Problem requirements:
Pick out every line with the word "this" and copy it.

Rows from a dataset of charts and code

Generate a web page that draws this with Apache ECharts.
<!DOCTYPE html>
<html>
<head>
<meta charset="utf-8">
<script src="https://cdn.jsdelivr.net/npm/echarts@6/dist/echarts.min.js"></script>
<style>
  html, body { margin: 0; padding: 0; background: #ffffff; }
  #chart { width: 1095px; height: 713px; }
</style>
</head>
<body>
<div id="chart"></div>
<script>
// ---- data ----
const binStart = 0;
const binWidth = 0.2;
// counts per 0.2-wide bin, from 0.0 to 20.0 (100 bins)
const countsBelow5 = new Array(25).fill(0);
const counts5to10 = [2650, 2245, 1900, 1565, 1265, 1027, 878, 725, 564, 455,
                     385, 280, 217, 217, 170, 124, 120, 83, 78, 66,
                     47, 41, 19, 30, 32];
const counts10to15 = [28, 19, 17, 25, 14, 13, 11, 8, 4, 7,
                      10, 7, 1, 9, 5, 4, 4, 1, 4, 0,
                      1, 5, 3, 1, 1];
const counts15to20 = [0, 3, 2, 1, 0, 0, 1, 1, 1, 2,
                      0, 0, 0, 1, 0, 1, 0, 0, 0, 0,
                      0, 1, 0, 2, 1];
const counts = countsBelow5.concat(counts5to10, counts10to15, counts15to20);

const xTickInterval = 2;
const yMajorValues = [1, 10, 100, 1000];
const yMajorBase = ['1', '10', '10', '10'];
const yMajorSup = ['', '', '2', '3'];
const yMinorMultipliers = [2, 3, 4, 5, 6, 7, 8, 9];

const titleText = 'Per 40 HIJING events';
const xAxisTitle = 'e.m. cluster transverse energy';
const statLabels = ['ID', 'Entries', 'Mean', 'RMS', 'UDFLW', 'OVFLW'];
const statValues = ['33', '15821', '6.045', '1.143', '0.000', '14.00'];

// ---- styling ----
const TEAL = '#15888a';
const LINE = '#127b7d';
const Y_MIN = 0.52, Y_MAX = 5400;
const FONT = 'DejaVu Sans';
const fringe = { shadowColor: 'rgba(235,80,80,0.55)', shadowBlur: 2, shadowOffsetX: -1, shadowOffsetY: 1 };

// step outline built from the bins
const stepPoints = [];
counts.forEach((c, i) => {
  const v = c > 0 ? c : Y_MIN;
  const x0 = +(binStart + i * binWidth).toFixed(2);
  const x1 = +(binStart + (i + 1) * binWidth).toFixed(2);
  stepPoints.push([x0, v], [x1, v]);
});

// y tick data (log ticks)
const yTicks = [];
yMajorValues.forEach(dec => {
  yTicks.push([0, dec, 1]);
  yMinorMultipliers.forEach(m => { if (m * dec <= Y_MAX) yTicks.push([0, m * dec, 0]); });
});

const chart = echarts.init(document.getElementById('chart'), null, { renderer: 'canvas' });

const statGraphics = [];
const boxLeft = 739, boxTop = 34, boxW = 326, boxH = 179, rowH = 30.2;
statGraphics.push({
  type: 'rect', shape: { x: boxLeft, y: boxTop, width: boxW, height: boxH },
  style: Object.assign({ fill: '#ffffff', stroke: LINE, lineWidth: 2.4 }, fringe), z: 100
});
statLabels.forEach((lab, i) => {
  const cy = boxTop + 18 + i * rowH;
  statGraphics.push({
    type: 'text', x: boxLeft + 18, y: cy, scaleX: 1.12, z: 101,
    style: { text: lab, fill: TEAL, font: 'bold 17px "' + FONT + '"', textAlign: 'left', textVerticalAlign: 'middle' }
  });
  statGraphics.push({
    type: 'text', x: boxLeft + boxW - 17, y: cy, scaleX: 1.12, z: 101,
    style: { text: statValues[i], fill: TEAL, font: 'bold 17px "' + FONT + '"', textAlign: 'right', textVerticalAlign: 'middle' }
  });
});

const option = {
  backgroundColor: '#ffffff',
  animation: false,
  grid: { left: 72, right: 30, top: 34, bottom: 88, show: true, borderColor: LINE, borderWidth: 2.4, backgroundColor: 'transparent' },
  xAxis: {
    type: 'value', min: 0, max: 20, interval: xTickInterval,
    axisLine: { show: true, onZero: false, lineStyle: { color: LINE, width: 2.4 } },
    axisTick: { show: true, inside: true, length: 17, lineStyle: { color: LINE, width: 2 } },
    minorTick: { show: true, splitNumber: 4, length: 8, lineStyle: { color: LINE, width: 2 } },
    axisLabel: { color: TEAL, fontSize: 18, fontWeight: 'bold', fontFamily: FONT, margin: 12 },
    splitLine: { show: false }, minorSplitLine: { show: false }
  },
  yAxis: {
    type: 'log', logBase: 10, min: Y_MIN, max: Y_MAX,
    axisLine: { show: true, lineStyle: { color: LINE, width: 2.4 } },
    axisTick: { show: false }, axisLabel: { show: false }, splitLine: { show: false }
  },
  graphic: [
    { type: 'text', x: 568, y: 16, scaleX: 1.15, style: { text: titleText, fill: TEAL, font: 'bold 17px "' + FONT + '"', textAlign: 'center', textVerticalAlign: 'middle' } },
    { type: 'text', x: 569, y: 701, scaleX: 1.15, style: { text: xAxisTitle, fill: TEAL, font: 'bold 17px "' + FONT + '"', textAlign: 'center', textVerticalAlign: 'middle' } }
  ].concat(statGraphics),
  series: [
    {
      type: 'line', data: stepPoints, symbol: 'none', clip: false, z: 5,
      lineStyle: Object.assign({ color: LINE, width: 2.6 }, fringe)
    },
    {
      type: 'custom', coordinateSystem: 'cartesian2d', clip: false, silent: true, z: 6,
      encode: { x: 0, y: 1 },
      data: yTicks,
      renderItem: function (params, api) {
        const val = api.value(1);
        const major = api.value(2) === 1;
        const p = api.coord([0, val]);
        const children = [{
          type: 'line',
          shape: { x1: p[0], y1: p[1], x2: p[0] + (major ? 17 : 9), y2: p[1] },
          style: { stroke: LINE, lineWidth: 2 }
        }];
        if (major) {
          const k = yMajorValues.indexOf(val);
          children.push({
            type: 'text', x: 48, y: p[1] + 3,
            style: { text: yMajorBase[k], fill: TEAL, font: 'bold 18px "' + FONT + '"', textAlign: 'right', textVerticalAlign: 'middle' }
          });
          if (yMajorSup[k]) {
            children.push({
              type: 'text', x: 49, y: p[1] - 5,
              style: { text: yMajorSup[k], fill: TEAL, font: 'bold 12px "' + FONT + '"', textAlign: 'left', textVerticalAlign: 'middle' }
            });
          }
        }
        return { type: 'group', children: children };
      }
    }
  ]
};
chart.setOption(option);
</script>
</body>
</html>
* * *
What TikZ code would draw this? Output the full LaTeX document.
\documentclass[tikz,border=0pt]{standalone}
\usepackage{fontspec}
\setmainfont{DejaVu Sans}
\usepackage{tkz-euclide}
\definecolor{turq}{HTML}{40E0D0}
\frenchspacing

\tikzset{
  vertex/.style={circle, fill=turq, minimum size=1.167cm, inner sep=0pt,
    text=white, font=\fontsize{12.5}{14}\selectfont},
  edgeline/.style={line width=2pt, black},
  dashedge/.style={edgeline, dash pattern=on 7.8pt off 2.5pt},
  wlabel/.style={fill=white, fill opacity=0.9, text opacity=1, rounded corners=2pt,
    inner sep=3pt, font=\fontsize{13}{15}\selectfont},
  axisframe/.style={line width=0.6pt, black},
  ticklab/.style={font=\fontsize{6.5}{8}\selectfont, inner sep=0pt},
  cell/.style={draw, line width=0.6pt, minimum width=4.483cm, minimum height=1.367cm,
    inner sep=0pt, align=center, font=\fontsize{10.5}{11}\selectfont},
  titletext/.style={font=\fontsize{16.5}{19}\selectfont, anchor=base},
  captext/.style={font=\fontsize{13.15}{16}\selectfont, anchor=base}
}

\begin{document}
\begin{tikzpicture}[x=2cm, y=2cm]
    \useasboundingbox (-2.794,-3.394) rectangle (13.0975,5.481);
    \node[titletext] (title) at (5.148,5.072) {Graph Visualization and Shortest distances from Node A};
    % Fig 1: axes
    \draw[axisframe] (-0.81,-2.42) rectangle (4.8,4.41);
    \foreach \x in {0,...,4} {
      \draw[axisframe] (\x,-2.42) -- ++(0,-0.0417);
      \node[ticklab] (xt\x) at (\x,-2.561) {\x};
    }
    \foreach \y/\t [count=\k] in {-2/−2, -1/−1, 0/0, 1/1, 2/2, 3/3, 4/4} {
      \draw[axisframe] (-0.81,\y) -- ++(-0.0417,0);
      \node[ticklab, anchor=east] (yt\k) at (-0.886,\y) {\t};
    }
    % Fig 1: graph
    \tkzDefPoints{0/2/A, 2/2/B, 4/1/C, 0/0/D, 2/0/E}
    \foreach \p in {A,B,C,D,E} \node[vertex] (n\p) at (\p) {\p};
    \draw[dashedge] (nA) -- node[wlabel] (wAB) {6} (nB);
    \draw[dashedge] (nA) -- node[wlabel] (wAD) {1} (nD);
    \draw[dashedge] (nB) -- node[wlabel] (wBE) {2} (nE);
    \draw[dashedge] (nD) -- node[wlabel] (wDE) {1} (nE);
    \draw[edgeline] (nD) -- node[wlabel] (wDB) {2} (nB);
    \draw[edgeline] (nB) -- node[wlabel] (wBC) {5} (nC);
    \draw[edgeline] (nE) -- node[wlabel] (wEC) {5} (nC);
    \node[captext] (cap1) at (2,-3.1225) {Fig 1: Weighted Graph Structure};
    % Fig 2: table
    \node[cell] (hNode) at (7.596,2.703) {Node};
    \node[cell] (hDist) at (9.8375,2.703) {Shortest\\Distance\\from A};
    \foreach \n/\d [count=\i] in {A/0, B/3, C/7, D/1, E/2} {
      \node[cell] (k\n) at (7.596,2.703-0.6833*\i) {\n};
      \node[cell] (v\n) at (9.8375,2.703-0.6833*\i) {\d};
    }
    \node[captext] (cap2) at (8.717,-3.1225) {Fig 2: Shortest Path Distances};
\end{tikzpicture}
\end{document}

Complete response:
Generate a web page that draws this with Apache ECharts.
What TikZ code would draw this? Output the full LaTeX document.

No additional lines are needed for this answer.